Everything in the data should be repeated exactly, save for the images.

Dataset section:
..............................
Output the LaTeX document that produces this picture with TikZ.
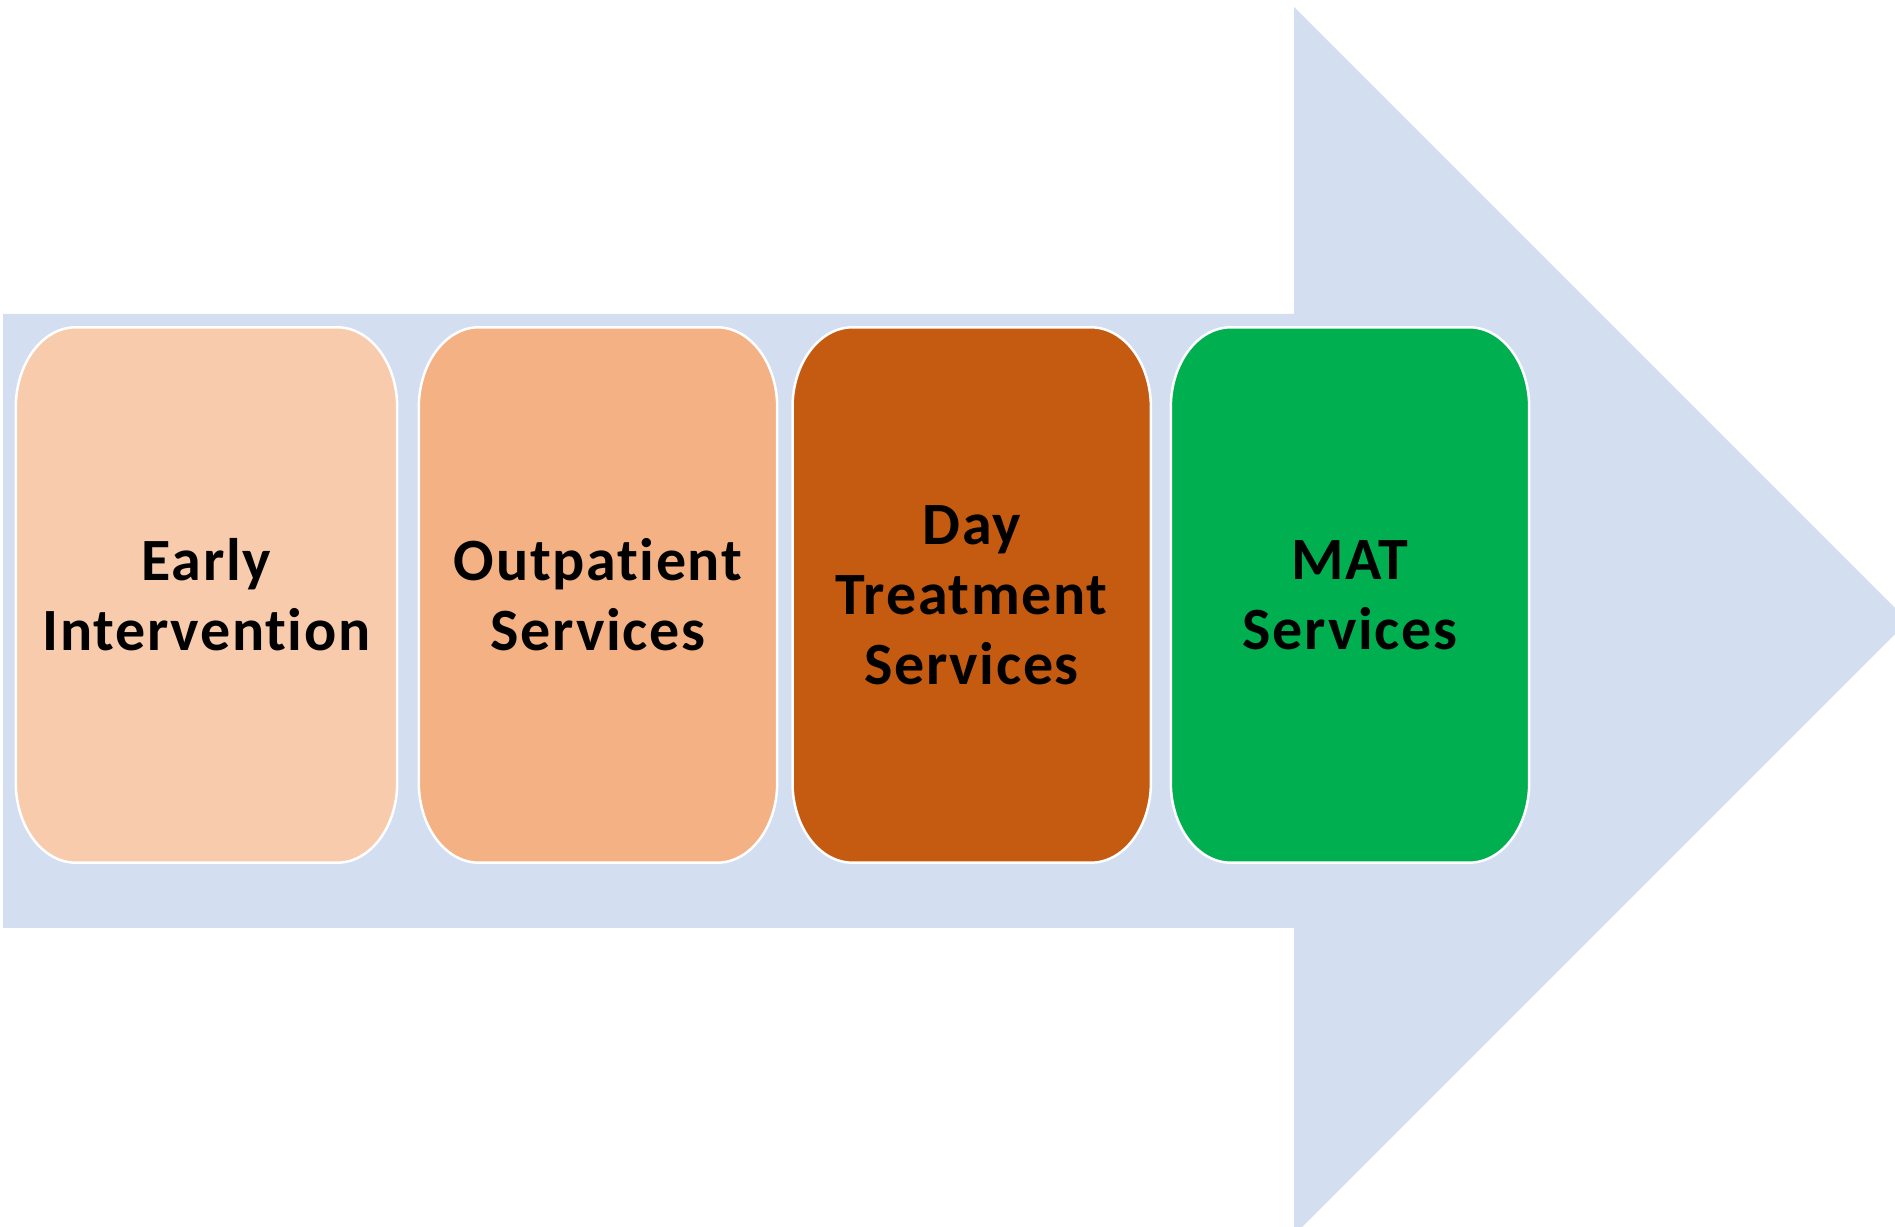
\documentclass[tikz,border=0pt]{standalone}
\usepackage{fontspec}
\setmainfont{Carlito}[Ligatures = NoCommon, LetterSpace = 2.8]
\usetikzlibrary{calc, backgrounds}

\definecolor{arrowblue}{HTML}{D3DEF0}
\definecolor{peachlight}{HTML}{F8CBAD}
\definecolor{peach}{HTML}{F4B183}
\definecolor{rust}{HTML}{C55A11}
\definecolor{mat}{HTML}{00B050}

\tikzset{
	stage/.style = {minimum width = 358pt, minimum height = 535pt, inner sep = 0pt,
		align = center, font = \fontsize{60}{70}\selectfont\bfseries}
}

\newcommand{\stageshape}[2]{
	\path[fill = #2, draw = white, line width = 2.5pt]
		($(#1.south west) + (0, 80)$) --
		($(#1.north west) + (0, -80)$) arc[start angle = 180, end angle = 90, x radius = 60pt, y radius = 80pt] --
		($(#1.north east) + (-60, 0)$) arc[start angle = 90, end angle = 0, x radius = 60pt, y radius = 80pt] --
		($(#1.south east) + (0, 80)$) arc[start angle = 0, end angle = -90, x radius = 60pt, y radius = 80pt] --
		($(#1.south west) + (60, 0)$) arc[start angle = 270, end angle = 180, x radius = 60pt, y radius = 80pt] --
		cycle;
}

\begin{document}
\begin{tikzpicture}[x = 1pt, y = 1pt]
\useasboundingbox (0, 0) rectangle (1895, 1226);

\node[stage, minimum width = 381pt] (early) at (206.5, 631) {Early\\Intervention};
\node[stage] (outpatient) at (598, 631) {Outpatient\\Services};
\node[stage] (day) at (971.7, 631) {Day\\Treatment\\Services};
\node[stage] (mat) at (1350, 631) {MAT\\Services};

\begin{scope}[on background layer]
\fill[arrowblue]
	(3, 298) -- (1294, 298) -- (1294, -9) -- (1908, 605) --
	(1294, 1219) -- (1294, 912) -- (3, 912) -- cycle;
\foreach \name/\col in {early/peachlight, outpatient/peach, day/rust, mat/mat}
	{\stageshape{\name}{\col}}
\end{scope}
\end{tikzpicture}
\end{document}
..............................
Response for this exercise:
Output the LaTeX document that produces this picture with TikZ.
\documentclass[tikz,border=0pt]{standalone}
\usepackage{fontspec}
\setmainfont{Carlito}[Ligatures = NoCommon, LetterSpace = 2.8]
\usetikzlibrary{calc, backgrounds}

\definecolor{arrowblue}{HTML}{D3DEF0}
\definecolor{peachlight}{HTML}{F8CBAD}
\definecolor{peach}{HTML}{F4B183}
\definecolor{rust}{HTML}{C55A11}
\definecolor{mat}{HTML}{00B050}

\tikzset{
	stage/.style = {minimum width = 358pt, minimum height = 535pt, inner sep = 0pt,
		align = center, font = \fontsize{60}{70}\selectfont\bfseries}
}

\newcommand{\stageshape}[2]{
	\path[fill = #2, draw = white, line width = 2.5pt]
		($(#1.south west) + (0, 80)$) --
		($(#1.north west) + (0, -80)$) arc[start angle = 180, end angle = 90, x radius = 60pt, y radius = 80pt] --
		($(#1.north east) + (-60, 0)$) arc[start angle = 90, end angle = 0, x radius = 60pt, y radius = 80pt] --
		($(#1.south east) + (0, 80)$) arc[start angle = 0, end angle = -90, x radius = 60pt, y radius = 80pt] --
		($(#1.south west) + (60, 0)$) arc[start angle = 270, end angle = 180, x radius = 60pt, y radius = 80pt] --
		cycle;
}

\begin{document}
\begin{tikzpicture}[x = 1pt, y = 1pt]
\useasboundingbox (0, 0) rectangle (1895, 1226);

\node[stage, minimum width = 381pt] (early) at (206.5, 631) {Early\\Intervention};
\node[stage] (outpatient) at (598, 631) {Outpatient\\Services};
\node[stage] (day) at (971.7, 631) {Day\\Treatment\\Services};
\node[stage] (mat) at (1350, 631) {MAT\\Services};

\begin{scope}[on background layer]
\fill[arrowblue]
	(3, 298) -- (1294, 298) -- (1294, -9) -- (1908, 605) --
	(1294, 1219) -- (1294, 912) -- (3, 912) -- cycle;
\foreach \name/\col in {early/peachlight, outpatient/peach, day/rust, mat/mat}
	{\stageshape{\name}{\col}}
\end{scope}
\end{tikzpicture}
\end{document}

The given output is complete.